▸ **Problem requirements**: Reproduce, please, the span of lines beginning at the line with "What D3.js code" and ending at the line with "y = d3.scaleLinear().domain([0,160000]).range([mBottom, mTop]);", inclusive, minus any pictures.

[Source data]
>> start

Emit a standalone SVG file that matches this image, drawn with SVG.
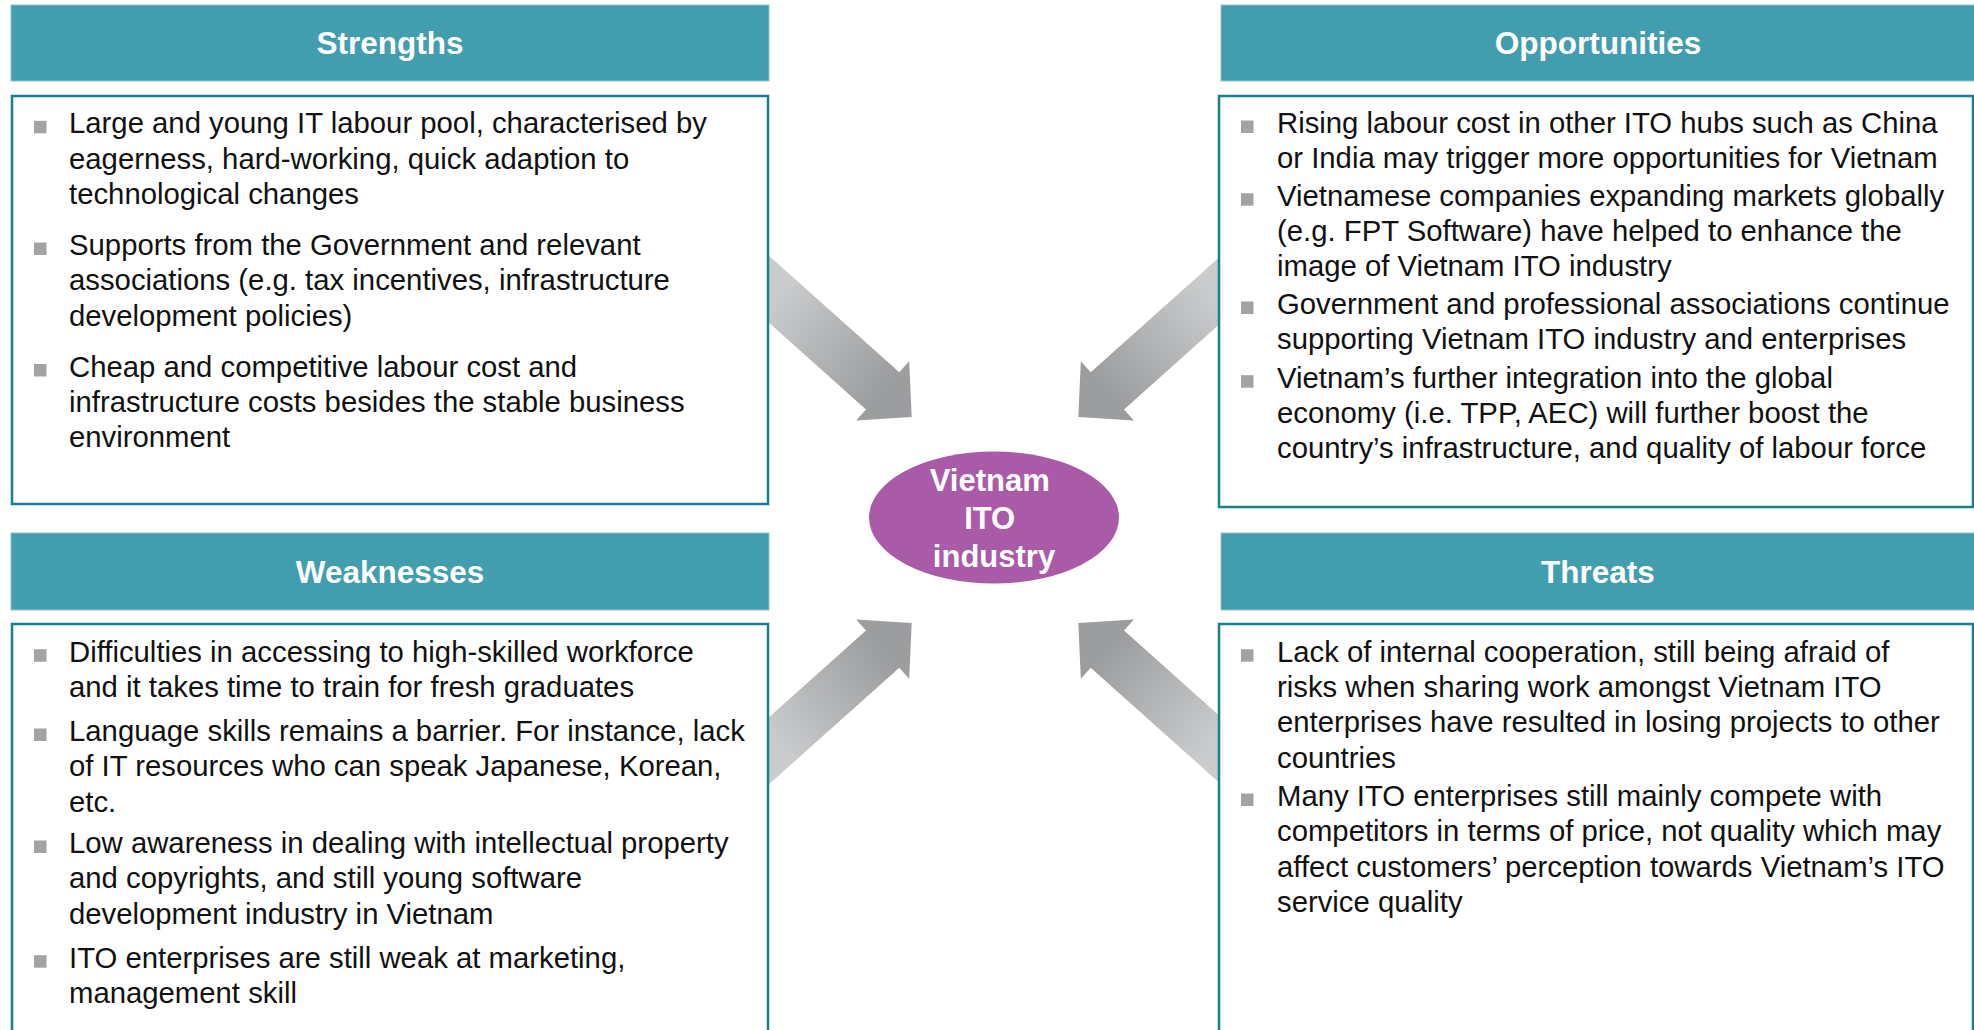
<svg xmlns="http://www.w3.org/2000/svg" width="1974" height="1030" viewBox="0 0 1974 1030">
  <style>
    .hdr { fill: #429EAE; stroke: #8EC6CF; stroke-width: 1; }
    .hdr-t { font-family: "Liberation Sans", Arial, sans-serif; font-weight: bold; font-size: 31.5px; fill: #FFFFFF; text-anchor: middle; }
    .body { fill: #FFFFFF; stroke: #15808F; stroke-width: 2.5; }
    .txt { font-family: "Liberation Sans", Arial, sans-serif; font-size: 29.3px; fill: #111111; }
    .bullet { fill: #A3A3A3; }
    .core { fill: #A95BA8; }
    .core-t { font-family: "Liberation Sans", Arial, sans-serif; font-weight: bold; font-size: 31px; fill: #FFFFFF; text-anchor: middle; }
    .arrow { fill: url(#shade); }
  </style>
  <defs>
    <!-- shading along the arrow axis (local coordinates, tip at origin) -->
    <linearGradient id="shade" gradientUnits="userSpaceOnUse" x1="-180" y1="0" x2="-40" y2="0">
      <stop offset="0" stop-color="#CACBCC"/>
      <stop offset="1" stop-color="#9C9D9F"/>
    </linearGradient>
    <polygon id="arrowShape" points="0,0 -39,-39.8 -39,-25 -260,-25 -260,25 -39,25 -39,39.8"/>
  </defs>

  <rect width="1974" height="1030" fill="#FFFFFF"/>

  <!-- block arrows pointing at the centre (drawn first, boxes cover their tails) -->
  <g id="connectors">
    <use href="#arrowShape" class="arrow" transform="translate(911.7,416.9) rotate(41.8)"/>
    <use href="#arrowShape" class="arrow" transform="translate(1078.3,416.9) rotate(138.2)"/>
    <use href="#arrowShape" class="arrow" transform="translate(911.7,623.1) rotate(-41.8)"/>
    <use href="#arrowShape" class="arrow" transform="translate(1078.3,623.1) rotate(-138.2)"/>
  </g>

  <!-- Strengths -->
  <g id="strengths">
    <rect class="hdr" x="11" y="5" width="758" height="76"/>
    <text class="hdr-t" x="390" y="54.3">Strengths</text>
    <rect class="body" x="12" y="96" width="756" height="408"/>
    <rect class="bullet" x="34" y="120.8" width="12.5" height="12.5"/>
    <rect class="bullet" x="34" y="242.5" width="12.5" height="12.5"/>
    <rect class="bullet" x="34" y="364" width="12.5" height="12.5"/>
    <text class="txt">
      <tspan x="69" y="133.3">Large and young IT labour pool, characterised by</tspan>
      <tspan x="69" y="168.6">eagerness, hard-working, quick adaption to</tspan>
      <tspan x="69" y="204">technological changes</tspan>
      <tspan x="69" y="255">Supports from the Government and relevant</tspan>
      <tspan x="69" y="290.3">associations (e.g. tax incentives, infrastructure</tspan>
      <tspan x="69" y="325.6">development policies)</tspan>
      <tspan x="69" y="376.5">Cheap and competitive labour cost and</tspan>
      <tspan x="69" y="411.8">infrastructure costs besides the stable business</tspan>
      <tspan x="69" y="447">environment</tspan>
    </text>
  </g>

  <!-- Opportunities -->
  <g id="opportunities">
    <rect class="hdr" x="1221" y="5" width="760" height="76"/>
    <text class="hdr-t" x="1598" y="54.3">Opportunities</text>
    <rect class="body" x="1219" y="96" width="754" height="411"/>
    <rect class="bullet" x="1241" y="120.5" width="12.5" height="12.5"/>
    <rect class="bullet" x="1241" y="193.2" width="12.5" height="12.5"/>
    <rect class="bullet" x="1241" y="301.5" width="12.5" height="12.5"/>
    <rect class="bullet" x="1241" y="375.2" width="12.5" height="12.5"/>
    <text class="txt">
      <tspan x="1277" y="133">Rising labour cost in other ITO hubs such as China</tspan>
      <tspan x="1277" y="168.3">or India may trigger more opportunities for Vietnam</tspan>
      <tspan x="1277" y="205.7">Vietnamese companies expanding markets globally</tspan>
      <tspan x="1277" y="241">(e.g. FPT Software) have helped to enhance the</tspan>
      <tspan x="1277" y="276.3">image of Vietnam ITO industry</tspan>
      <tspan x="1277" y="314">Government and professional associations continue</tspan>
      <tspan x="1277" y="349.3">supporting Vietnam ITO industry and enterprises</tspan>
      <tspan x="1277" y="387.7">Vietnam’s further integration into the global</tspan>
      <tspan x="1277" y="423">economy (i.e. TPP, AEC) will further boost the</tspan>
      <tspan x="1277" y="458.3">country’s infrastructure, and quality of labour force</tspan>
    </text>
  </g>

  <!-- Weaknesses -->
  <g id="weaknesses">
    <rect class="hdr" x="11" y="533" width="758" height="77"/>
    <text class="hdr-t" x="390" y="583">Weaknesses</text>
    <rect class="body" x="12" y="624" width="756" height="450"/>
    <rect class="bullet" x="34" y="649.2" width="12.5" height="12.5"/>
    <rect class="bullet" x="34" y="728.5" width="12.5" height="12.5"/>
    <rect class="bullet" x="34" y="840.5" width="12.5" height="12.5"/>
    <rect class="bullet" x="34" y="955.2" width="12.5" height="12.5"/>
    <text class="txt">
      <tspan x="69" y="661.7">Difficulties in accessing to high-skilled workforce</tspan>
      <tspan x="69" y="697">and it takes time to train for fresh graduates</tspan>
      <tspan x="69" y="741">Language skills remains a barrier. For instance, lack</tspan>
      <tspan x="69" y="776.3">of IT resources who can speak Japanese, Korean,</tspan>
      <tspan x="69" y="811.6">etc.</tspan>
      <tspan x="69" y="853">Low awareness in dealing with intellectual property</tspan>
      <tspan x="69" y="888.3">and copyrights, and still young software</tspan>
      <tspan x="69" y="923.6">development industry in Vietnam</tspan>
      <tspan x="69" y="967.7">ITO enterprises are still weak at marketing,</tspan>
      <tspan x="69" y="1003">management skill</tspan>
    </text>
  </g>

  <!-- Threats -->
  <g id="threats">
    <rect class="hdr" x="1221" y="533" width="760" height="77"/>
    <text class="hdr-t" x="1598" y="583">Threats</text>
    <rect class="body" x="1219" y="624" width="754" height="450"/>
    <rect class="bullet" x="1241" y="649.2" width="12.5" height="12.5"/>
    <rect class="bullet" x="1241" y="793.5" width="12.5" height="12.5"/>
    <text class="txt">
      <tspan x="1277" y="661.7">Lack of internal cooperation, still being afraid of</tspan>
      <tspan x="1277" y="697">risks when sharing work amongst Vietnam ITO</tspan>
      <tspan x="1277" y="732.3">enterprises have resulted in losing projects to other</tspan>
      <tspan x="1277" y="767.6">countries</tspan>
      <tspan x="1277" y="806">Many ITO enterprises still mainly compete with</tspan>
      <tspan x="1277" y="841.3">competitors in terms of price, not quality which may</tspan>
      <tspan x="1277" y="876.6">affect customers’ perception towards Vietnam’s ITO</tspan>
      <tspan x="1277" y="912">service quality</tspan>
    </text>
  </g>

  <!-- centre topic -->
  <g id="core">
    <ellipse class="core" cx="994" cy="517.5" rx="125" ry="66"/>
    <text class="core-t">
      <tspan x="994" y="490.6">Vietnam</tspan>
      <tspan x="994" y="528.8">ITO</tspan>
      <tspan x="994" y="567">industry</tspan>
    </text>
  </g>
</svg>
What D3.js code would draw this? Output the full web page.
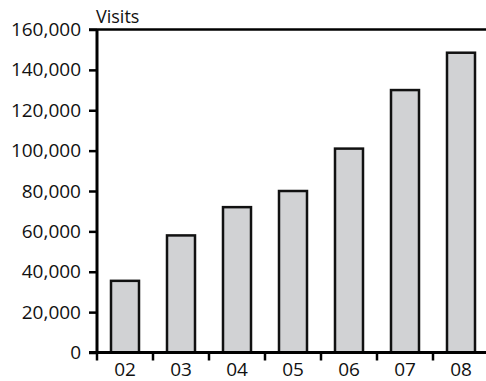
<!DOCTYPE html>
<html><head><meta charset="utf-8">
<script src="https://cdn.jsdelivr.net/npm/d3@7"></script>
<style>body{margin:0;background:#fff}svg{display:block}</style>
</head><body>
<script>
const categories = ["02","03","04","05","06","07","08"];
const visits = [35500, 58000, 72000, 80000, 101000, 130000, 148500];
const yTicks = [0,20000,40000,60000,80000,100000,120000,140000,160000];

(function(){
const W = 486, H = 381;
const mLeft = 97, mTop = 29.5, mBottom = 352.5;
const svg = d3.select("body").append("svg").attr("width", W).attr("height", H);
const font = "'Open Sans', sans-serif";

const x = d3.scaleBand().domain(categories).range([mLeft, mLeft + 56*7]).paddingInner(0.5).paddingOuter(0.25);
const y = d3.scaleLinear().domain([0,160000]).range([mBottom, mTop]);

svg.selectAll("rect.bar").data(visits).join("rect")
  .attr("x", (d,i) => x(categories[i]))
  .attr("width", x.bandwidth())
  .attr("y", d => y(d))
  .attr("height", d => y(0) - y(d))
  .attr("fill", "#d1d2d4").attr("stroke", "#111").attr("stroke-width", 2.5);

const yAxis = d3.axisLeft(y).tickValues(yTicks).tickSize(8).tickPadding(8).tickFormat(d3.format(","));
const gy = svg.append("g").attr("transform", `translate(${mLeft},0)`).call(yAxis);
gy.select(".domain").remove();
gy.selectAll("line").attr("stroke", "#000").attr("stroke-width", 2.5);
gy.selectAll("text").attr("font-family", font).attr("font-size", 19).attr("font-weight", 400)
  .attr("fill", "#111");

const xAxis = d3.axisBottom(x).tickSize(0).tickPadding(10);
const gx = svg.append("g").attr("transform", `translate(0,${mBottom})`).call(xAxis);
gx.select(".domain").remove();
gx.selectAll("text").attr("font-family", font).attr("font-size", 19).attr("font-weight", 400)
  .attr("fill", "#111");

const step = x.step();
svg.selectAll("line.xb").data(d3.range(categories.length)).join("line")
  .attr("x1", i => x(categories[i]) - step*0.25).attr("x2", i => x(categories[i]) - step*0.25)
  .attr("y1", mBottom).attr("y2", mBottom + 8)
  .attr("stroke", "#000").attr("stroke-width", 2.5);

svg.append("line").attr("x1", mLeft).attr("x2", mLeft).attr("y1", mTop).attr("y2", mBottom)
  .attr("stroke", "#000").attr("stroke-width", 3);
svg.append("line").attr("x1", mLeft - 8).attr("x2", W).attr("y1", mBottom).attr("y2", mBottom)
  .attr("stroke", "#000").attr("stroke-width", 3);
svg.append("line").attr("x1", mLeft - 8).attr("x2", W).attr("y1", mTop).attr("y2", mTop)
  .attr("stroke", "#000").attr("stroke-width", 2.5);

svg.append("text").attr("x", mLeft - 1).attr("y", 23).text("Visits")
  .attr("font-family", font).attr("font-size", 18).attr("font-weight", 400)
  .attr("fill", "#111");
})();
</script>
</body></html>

>> end

▸ **Finished task**:
What D3.js code would draw this? Output the full web page.
<!DOCTYPE html>
<html><head><meta charset="utf-8">
<script src="https://cdn.jsdelivr.net/npm/d3@7"></script>
<style>body{margin:0;background:#fff}svg{display:block}</style>
</head><body>
<script>
const categories = ["02","03","04","05","06","07","08"];
const visits = [35500, 58000, 72000, 80000, 101000, 130000, 148500];
const yTicks = [0,20000,40000,60000,80000,100000,120000,140000,160000];

(function(){
const W = 486, H = 381;
const mLeft = 97, mTop = 29.5, mBottom = 352.5;
const svg = d3.select("body").append("svg").attr("width", W).attr("height", H);
const font = "'Open Sans', sans-serif";

const x = d3.scaleBand().domain(categories).range([mLeft, mLeft + 56*7]).paddingInner(0.5).paddingOuter(0.25);
const y = d3.scaleLinear().domain([0,160000]).range([mBottom, mTop]);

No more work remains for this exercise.